Abochornados, más bien, desconcertados,
por los vaivenes de este raro estío de la Villa y Corte de los que ya no escapa
ni el experto primo del señor presidente del gobierno, nos sacude la noticia de
que el señor Conde de Abascal, que en compañía de su señora, doña Ana, disfrutaba
de unos días de merecida holganza allende nuestras fronteras, está a punto de
irse a pique en las aguas del Danubio.
En palabras de nuestro discreto
comunicante: El barco en el que surcaban
las aguas del Danubio comenzó a arder y a amenazar con catastrófico desenlace.
La tripulación dispuso la evacuación del pasaje, que fue rescatado por un barco
británico que por allí pasaba.
Después de unos días de desconcierto
y congoja, por fin el propio Conde de Abascal nos hace llegar una nota
tranquilizadora:
Pensé yo que me tocaba remojarme los venerables tegumentos por segunda vez,
al cabo de treinta años, en el proceloso Danubio, y que tomaban cumplida
venganza de mí las musas por aquel soneto en que relaté cómo, otrora, lo había
cruzado in puribus (“Cuando
surqué sus ciénagas remotas/ dejándome las ropas en el suelo,/ gritaban las
vienesas con gran duelo:/ ¡Catad que os ve el Danubio las pelotas…”)
Y añade:
Yo nunca temí (¡salvo por mis muchos pecados!), porque al punto pensé: Si
Garcilaso creyó que había de acabar sus días en mitad del Danubio, y al fin
salió indemne y aun crecido, ¿no han de venir a rescatarme a mí?
Añadiré, en cualquier caso, que me enojó mucho que la embarcación que
acudió a socorrernos luciera bandera inglesa.
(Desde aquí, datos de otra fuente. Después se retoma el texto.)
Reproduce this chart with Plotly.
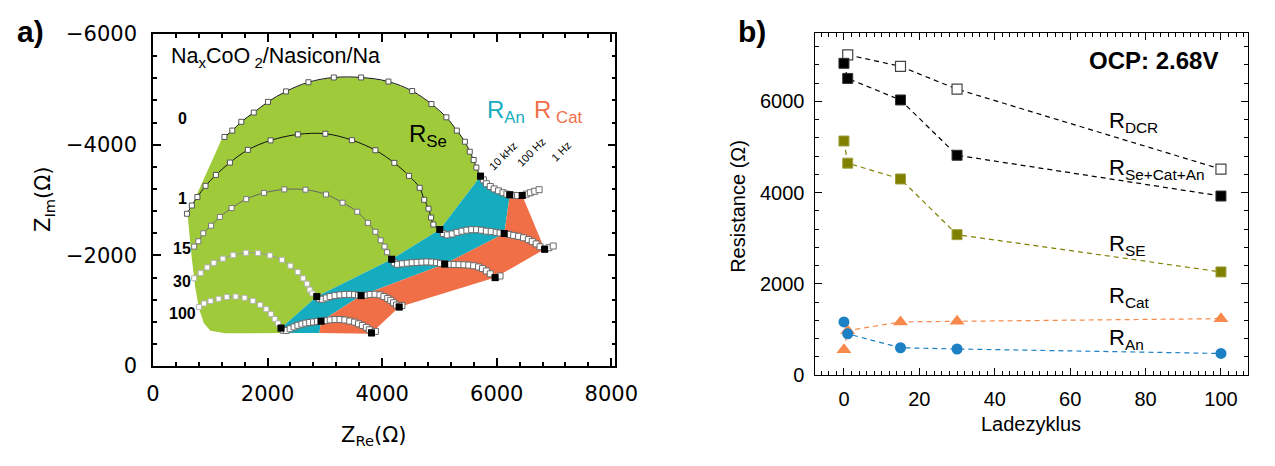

Pero antes de saltar, pregunté
desde mi cubierta si eran corsarios o anglicanos. Me juraron que no, y así, a
regañadientes, pasé.
Por mor de las noticias de este
feliz desenlace, todo lo que al principio fueron dudas y zozobras se
transformaron en pocas horas en algazaras y celebraciones, y muchos discretos y
discretas, admiradores y servidores agradecidos de la Casa de Abascal, inundan
nuestra redacción con todo tipo de parabienes. Algunos en la forma de soneto, al hilo del suceso, y otros, a modo de quintillas, que recogen otros acontecimientos de La Discreta Academia de este estío y que estamos seguros serán muy del gusto del señor Conde y señora.
Iremos publicando algunos de ellos, comenzando por el soneto que nos hace
llegar Tediato (bien conocido por su célebre diccionario):
Suceso que fue
famoso
del naufragio
abascalino
Jamás viera el Danubio proceloso
prodigio tan notable y celebrado
como el que vio aquel día señalado
por el valor del Conde victorioso.
Fuese su barco a pique, mas, calmoso,
mientras crecía el agua en el sollado,
se encaramó a la cofa confiado
y dijo desde allí grave y donoso:
“¡No mengüe agora, hermanos, vuestro brío!
¡No habremos de morir en las remotas
ondas de aqueste cauce tan valiente!”
Tal dijo, y arrojose luego al río,
y fueron salvavidas sus pelotas
triunfantes del fragor de la corriente.